Until the semifinals, however, it looked like Cooper's racing teammate, Doug Foley of Sewell, N.J., might end Millican's domination. Foley, who won three times last season, twice beating Millican in the final, qualified No. 1 at 4.657 seconds and, in the first round, virtually duplicated that performance with a time of 4.658.

Nevertheless, his day ended against Cooper when the 7,000 horsepower engine in his hybrid gave up halfway down the racetrack. Cooper didn't get even that far in the final. His car didn't even leave the starting line, duplicating last year's result when local favorite Danny Dunn of Mooresville, N.C., was left sitting at the line.

For Spiess, his second IHRA career victory came on a track that in the past had not treated him kindly. In fact, after earning his first tour victory at Darlington, S.C., in 2000, he came to Rockingham and crashed his car.

 "This track has never been really good to me till this year," Spiess said.  "I'm happy that
Steve fixed the shutdown area.  It's a lot more comfortable at the other end.   It's a great
facility.  I love the crowd and everything else about it.
 "We gambled this morning," admitted the No. 10 qualifier.  "We had been running some new stuff
that I thought was good and we went back to the old stuff.  I didn't know where the clutch was
going to be or nothing.  We got lucky.  It was very consistent.  And fast."

Spiess took out Jerry Haas of Fenton, Mo., in the money round, making the chassis builder a runner-up for the second time in his career, 18 years after he lost to Roy Hill at the IHRA World Nationals at Norwalk, Ohio (1987).

Although Billes won for the second straight time at The Rock, building on his victory in last October's World Finals, it was his first IHRA tour victory with engine builder and car owner Jim Oddy as the successor to retired 2000 series champion Fred Hahn.

This one, which came at the expense of No. 1 qualifier Quain Stott of Columbus, S.C., stamped Billes as the favorite to win the 2005 championship, especially in light of the early-season problems encountered by reigning champion Mike Janis of Lancaster, N.Y., who has yet to qualify for a tour event.

Neverthless, it almost was a lost weekend for the Canadian who, after Friday's qualifying session was rained out, missed the first session on Saturday.

The upshot was that he went into the last qualifying session Saturday not in the 16-car starting lineup.
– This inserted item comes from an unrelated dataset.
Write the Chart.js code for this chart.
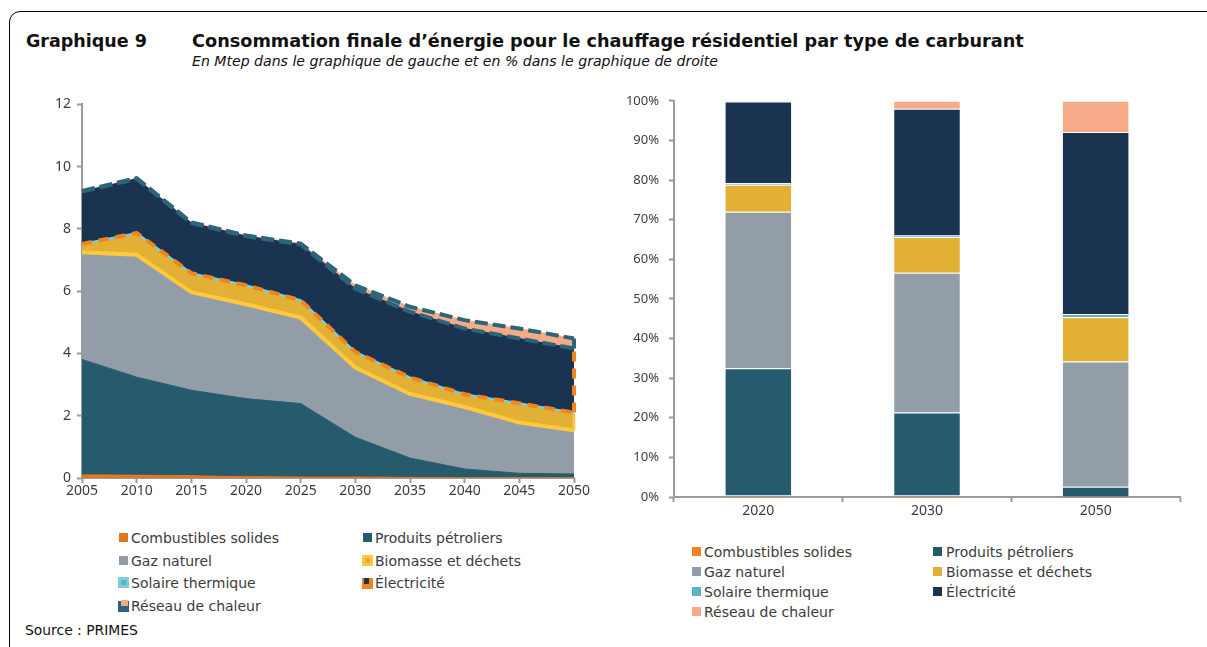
<!DOCTYPE html>
<html><head><meta charset="utf-8">
<script src="https://cdn.jsdelivr.net/npm/chart.js@4.4.0/dist/chart.umd.min.js"></script>
<style>
body{margin:0;width:1207px;height:647px;overflow:hidden;background:#fff;font-family:"DejaVu Sans",sans-serif;position:relative}
#frame{position:absolute;left:9px;top:11px;width:1220px;height:670px;border:1.5px solid #000;border-radius:11px;box-sizing:border-box}
.t{position:absolute;white-space:nowrap;color:#111}
#num{left:26px;top:31px;font-weight:bold;font-size:17.5px}
#title{left:192px;top:31px;font-weight:bold;font-size:17.7px}
#sub{left:192px;top:53px;font-style:italic;font-size:14.1px}
#src{left:25px;top:622px;font-size:13.9px}
.lg{position:absolute;font-size:14px;color:#3b3b3b;white-space:nowrap;line-height:16px}
.bx{position:absolute;box-sizing:border-box}
canvas{position:absolute}
</style></head>
<body>
<div id="frame"></div>
<div class="t" id="num">Graphique 9</div>
<div class="t" id="title">Consommation finale d’énergie pour le chauffage résidentiel par type de carburant</div>
<div class="t" id="sub">En Mtep dans le graphique de gauche et en % dans le graphique de droite</div>
<div class="t" id="src">Source : PRIMES</div>
<canvas id="left" width="580" height="415" style="left:20px;top:90px;width:580px;height:415px"></canvas>
<canvas id="right" width="600" height="437" style="left:600px;top:83px;width:600px;height:437px"></canvas>
<div id="legends"></div>
<script>
// ---- Data ----
const seriesNames = ['Combustibles solides','Produits pétroliers','Gaz naturel','Biomasse et déchets','Solaire thermique','Électricité','Réseau de chaleur'];
const years = ['2005','2010','2015','2020','2025','2030','2035','2040','2045','2050'];
const solides  = [0.10,0.09,0.07,0.04,0.03,0.03,0.02,0.01,0.01,0.01];
const petrole  = [3.71,3.15,2.75,2.51,2.36,1.28,0.62,0.28,0.14,0.12];
const gaz      = [3.44,3.93,3.15,3.03,2.76,2.24,2.06,1.99,1.63,1.40];
const biomasse = [0.22,0.64,0.56,0.57,0.52,0.47,0.49,0.37,0.58,0.53];
const solaire  = [0.05,0.06,0.05,0.04,0.04,0.03,0.04,0.04,0.04,0.04];
const elec     = [1.68,1.74,1.61,1.58,1.79,2.03,2.11,2.11,2.08,2.06];
const reseau   = [0.02,0.02,0.02,0.02,0.03,0.11,0.16,0.27,0.32,0.32];
const leftTicks = [0,2,4,6,8,10,12];

const barCats   = ['2020','2030','2050'];
const pSolides  = [0.4,0.4,0.1];
const pPetrole  = [32.1,20.9,2.5];
const pGaz      = [39.5,35.3,31.6];
const pBio      = [6.8,9.0,11.2];
const pSolaire  = [0.4,0.4,0.8];
const pElec     = [20.6,32.0,45.9];
const pReseau   = [0.2,2.0,7.9];
const rightTicks = [0,10,20,30,40,50,60,70,80,90,100];

// ---- Styles ----
const fillCols = ['#E2771F','#265B6E','#939DA8','#E1B034','#5DB2C3','#1A3350','#F5AA88'];
const legendRight = ['#F5821F','#265B6E','#939DA8','#E1B034','#5DB2C3','#1A3350','#F5AA88'];
const YELLOW_LINE = '#FFC83D', CYAN_LINE = '#7ACFDD', ORANGE_DASH = '#F0841F', TEAL_DASH = '#2D6479';
const tickCol = '#3c3c3c', axisCol = '#9a9a9a';
const tickFont = '"Noto Sans", sans-serif';
Chart.defaults.font.family = tickFont;
Chart.defaults.color = tickCol;

// cumulative stacks
const leftSeries = [solides,petrole,gaz,biomasse,solaire,elec,reseau];
const cum = [];
let acc = years.map(()=>0);
leftSeries.forEach(s=>{ acc = acc.map((v,i)=>+(v+s[i]).toFixed(3)); cum.push(acc); });
const last = years.length-1;
const lastYear = years[last];

const ds = leftSeries.map((s,i)=>({
  label: seriesNames[i], data: cum[i], backgroundColor: fillCols[i], borderColor: fillCols[i],
  borderWidth: 1, pointRadius: 0, tension: 0, fill: i===0 ? 'origin' : i-1, order: 10
}));
function lineDs(data, color, width, dash, order){
  return {data, borderColor: color, borderWidth: width, borderDash: dash||[], pointRadius: 0, fill: false, tension: 0, order, borderCapStyle:'butt'};
}
ds.push(lineDs(cum[2], YELLOW_LINE, 4, null, 5));
ds.push(lineDs([{x:lastYear,y:cum[2][last]},{x:lastYear,y:cum[3][last]}], YELLOW_LINE, 3, null, 5));
ds.push(lineDs(cum[4], CYAN_LINE, 2, null, 4));
ds.push(lineDs(cum[4], ORANGE_DASH, 4, [10,7], 3));
ds.push(lineDs([{x:lastYear,y:cum[4][last]},{x:lastYear,y:cum[5][last]}], ORANGE_DASH, 4, [10,7], 3));
ds.push(lineDs(cum[5], TEAL_DASH, 4, [13,5], 1));
ds.push(lineDs(cum[6], TEAL_DASH, 4, [13,5], 1));
ds.push(lineDs([{x:lastYear,y:cum[5][last]},{x:lastYear,y:cum[6][last]}], TEAL_DASH, 4, [13,5], 1));

new Chart(document.getElementById('left'), {
  type: 'line',
  data: { labels: years, datasets: ds },
  options: {
    responsive: false, animation: false, devicePixelRatio: 1,
    layout: { padding: { top: 0, right: 26, left: 0, bottom: 0 } },
    plugins: { legend: { display: false }, tooltip: { enabled: false } },
    scales: {
      x: {
        type: 'category',
        grid: { drawOnChartArea: false, drawTicks: true, tickLength: 5, tickColor: axisCol, tickWidth: 2 },
        border: { color: axisCol, width: 2 },
        ticks: { font: { size: 14 }, color: tickCol, padding: 0, maxRotation: 0, autoSkip: false },
        afterFit: s => { s.height = 27; }
      },
      y: {
        min: 0, max: 12,
        afterBuildTicks: s => { s.ticks = leftTicks.map(v=>({value:v})); },
        grid: { drawOnChartArea: false, drawTicks: true, tickLength: 5, tickColor: axisCol, tickWidth: 2 },
        border: { color: axisCol, width: 2 },
        ticks: { font: { size: 14 }, color: tickCol, padding: 6 },
        afterFit: s => { s.width = 62; }
      }
    }
  }
});

const rightSeries = [pSolides,pPetrole,pGaz,pBio,pSolaire,pElec,pReseau];
new Chart(document.getElementById('right'), {
  type: 'bar',
  data: { labels: barCats, datasets: rightSeries.map((s,i)=>({
    label: seriesNames[i], data: s, backgroundColor: legendRight[i],
    borderColor: 'rgba(255,255,255,0.45)', borderWidth: 1,
    barPercentage: 0.4, categoryPercentage: 1.0
  })) },
  options: {
    responsive: false, animation: false, devicePixelRatio: 1,
    layout: { padding: { top: 0, right: 20, left: 0, bottom: 0 } },
    plugins: { legend: { display: false }, tooltip: { enabled: false } },
    scales: {
      x: {
        stacked: true,
        grid: { drawOnChartArea: false, drawTicks: true, tickLength: 5, tickColor: axisCol, tickWidth: 2 },
        border: { color: axisCol, width: 2 },
        ticks: { font: { size: 14 }, color: tickCol, padding: 1 },
        afterFit: s => { s.height = 23; }
      },
      y: {
        stacked: true, min: 0, max: 100,
        afterBuildTicks: s => { s.ticks = rightTicks.map(v=>({value:v})); },
        grid: { drawOnChartArea: false, drawTicks: true, tickLength: 5, tickColor: axisCol, tickWidth: 2 },
        border: { color: axisCol, width: 2 },
        ticks: { font: { size: 13 }, color: tickCol, padding: 10, callback: v => v + '%' },
        afterFit: s => { s.width = 74; }
      }
    }
  }
});

// ---- HTML legends ----
const L = document.getElementById('legends');
function addItem(x, cy, boxHtml, textX, text){
  const d = document.createElement('div');
  d.className = 'lg';
  d.style.left = textX + 'px'; d.style.top = (cy - 8) + 'px';
  d.textContent = text;
  L.appendChild(d);
  const b = document.createElement('div');
  b.style.position = 'absolute'; b.style.left = x + 'px'; b.style.top = (cy - 5) + 'px';
  b.innerHTML = boxHtml;
  L.appendChild(b);
}
function sq(x,y,w,h,c){ return `<div class="bx" style="left:${x}px;top:${y}px;width:${w}px;height:${h}px;background:${c}"></div>`; }
const leftIcons = [
  sq(0,0,9,9,fillCols[0]),
  sq(0,0,9,9,fillCols[1]),
  sq(0,0,9,9,fillCols[2]),
  sq(-1,-1,11,11,YELLOW_LINE) + sq(2,2,5,5,fillCols[3]),
  sq(-1,-1,11,11,CYAN_LINE) + sq(2,2,5,5,fillCols[4]),
  sq(-1,0,11,11,ORANGE_DASH) + sq(1,0,5,6,fillCols[5]),
  sq(-1,0,11,11,TEAL_DASH) + sq(2,-1,7,6,fillCols[6])
];
const lRows = [538,561,583,606];
for (let i=0;i<7;i++){
  const col = i%2, row = Math.floor(i/2);
  const bx = col ? 363 : 119, tx = col ? 375 : 131;
  addItem(bx, lRows[row], leftIcons[i], tx, seriesNames[i]);
}
const rRows = [552,572,592,612];
for (let i=0;i<7;i++){
  const col = i%2, row = Math.floor(i/2);
  const bx = col ? 933 : 692, tx = col ? 946 : 704;
  addItem(bx, rRows[row], sq(0,0,9,9,legendRight[i]), tx, seriesNames[i]);
}
</script>
</body></html>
"We were soft, very soft," Billes said of the setup in the Corvette which is programmed to give way to a new 2005 Dodge Stratus in the near future. "We hoped to run a 6.30 and actually ran a 6.31 (in qualifying). We just wanted to get the car down the racetrack.

"We've had good fortune at this racetrack," Billes continued. "Quain was so consistent and ran so well, but we just kind of stepped up (in the final)."

Thomas made the most of the opportunity he was presented when two-time reigning points champion Rob Atchison, winner of he season-opener at San Antonio, Texas, was beaten in the first round for the second straight year.

"The car's fast," Thomas said, "(and) it's not hurting anything. It was a good weekend for us."

Despite Atchison's problems, Thomas said the points race is far from over. In fact, the five-time former series champion (1990, 1991, 1992, 1994 and 2001) predicted that the new eight-car lineup will make the championship chase a lot more interesting.

"Once you get qualified, the eight-car field is great," he said, "as long as you're one of the eight guys. T'he only real adjustment you have to make is not chewing your fingers to the bone during qualifying.

"Once race day is here, you've got really tough races every round. I really like it. I think it's neat. Any one of those eight cars can win the whole thing (and) that will make a really interesting year.

"I'll predict that sometime over the course of the year one of the op cars, whether it's me or Rob, will not qualify for a race. Maybe all of us. We've got a lot of good competition (and) I think it's making excellent racing."

Also booted to the sideline early-on, along with Atchison, was No. 1 Pro Stock qualifier and new track record holder Frank Gugliotta of Mt. Airy, Md., whose Ford Mustang slowed by a tenth of a second in a round one win over Larry O'Brien's Dodge Stratus before losing to the Chevrolet of chassis builder Jerry Haas in the quarterfinals.